— Problem to solve —
Starting at the first line of the entries, extract each line up to and including the one that contains "var yTickValues = [0.004, 0.008, 0.012];", but leave out the pictures.
== Data in this exercise ==
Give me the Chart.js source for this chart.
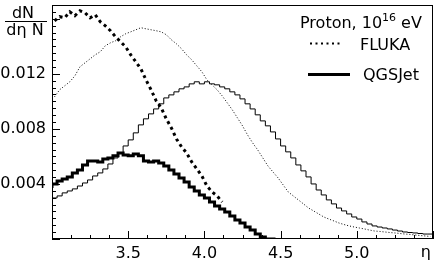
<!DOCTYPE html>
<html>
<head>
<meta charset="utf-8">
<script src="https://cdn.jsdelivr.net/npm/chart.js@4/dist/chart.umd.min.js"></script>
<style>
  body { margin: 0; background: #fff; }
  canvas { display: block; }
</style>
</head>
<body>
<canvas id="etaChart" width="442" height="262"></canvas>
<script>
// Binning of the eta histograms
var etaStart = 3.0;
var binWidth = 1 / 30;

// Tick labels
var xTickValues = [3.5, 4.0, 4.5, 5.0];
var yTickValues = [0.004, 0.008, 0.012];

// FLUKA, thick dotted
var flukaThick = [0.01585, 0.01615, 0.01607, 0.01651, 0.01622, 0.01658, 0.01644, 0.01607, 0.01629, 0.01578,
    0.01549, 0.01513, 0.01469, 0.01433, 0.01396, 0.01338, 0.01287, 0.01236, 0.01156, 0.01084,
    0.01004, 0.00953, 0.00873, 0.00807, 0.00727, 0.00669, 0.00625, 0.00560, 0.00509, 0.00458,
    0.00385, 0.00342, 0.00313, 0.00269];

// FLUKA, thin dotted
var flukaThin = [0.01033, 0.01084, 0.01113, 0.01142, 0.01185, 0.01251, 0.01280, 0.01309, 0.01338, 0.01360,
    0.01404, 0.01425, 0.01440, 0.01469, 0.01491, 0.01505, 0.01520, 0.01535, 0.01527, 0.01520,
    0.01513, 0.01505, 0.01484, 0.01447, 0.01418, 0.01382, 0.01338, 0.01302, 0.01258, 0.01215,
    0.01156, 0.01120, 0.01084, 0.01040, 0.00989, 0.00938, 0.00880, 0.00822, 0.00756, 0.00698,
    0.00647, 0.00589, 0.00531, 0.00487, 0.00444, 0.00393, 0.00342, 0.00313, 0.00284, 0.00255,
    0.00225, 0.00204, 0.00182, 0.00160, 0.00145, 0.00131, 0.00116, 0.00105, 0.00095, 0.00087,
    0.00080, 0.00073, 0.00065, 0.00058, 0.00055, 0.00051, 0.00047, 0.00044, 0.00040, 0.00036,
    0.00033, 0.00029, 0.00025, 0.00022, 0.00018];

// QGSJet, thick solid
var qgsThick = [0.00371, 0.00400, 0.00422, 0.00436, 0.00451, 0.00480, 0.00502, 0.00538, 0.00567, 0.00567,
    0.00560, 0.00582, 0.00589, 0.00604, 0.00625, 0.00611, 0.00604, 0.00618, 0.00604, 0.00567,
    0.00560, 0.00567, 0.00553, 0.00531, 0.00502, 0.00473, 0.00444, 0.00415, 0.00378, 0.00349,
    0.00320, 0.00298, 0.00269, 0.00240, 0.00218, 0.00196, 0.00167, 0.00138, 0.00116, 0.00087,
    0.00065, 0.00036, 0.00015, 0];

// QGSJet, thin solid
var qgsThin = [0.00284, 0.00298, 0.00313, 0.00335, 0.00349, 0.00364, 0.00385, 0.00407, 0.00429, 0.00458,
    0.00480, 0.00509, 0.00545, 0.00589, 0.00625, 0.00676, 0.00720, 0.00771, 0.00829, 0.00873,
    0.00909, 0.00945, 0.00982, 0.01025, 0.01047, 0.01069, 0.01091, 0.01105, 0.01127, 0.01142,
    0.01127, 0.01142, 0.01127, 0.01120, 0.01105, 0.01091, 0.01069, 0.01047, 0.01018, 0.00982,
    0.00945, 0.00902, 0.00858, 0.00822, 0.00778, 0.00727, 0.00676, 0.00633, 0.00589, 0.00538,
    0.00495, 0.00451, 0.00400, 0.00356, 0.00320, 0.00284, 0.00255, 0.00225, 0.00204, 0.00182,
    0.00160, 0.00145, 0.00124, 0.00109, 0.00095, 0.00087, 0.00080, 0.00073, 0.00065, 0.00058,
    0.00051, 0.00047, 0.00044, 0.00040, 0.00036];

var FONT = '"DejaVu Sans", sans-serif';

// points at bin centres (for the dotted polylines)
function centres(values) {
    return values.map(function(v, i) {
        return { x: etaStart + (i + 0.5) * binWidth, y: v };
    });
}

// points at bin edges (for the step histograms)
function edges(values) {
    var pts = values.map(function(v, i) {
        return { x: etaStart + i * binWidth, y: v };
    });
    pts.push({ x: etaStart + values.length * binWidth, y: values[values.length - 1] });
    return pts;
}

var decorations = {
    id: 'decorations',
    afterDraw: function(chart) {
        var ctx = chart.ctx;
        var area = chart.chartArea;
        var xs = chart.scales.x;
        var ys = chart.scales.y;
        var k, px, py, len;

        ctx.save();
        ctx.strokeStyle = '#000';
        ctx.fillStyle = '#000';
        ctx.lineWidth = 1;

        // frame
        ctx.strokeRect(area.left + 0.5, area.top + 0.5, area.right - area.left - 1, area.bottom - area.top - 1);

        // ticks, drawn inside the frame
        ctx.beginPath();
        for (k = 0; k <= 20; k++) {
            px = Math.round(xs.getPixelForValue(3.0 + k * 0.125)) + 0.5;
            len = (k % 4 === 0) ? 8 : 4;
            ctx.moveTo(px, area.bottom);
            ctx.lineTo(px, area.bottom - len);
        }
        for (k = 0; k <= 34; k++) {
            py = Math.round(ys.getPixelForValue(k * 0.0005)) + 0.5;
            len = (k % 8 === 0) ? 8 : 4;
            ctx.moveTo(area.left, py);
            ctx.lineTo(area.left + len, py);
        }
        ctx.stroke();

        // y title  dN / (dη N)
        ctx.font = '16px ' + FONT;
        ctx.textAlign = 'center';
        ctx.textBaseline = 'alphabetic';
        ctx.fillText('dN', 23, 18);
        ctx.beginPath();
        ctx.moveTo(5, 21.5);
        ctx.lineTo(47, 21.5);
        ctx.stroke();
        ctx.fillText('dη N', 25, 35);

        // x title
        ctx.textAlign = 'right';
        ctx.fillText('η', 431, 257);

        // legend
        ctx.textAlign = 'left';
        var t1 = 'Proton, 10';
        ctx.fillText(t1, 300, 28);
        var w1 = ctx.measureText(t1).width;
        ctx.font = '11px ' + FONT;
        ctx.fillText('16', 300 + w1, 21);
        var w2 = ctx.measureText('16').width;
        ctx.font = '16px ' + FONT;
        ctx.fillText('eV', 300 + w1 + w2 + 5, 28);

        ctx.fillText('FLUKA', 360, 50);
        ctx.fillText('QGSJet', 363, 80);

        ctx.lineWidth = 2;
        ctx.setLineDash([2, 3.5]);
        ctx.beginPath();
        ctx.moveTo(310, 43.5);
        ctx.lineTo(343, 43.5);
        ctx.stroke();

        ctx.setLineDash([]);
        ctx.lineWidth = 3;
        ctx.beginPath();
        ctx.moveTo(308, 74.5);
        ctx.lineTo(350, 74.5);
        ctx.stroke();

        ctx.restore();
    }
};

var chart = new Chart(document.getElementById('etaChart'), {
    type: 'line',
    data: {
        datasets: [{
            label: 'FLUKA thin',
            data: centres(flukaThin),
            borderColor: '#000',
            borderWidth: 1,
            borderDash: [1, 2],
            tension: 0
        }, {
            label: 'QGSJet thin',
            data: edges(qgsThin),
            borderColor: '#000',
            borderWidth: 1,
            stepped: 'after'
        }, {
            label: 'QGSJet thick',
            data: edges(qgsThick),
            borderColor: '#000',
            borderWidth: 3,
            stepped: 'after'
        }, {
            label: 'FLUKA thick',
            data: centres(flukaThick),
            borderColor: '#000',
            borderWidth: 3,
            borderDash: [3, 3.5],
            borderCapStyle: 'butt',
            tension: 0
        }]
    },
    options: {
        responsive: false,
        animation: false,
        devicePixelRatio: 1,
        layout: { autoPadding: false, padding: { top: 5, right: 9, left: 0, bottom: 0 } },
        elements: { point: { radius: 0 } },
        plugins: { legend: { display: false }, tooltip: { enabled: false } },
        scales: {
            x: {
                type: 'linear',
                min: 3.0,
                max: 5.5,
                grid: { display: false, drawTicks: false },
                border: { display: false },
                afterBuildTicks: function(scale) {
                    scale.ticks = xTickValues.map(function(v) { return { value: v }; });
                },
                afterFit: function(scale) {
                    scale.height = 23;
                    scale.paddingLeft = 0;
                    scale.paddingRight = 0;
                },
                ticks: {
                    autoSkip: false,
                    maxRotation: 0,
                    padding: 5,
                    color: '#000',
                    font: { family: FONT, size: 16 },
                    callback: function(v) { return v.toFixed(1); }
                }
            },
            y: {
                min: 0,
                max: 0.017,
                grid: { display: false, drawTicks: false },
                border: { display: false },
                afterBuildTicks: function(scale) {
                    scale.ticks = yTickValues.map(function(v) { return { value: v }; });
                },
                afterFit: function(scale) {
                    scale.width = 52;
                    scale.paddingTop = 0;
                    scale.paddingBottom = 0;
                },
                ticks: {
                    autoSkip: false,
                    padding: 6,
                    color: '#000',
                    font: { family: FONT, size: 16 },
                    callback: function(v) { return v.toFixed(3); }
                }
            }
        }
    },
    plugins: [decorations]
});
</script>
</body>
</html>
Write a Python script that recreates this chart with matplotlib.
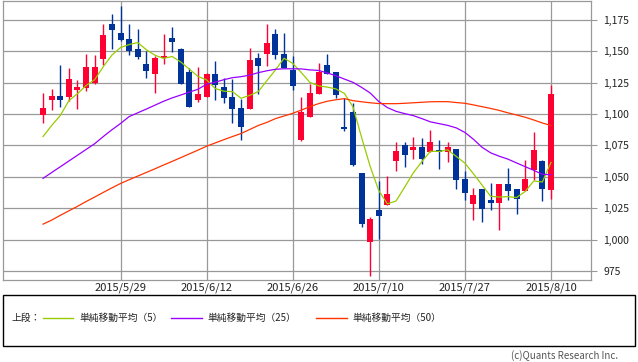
===
— Response to the task —
Give me the Chart.js source for this chart.
<!DOCTYPE html>
<html>
<head>
<meta charset="utf-8">
<script src="https://cdn.jsdelivr.net/npm/chart.js@4/dist/chart.umd.min.js"></script>
<style>
  body { margin: 0; background: #fff; }
  canvas { display: block; }
</style>
</head>
<body>
<canvas id="etaChart" width="442" height="262"></canvas>
<script>
// Binning of the eta histograms
var etaStart = 3.0;
var binWidth = 1 / 30;

// Tick labels
var xTickValues = [3.5, 4.0, 4.5, 5.0];
var yTickValues = [0.004, 0.008, 0.012];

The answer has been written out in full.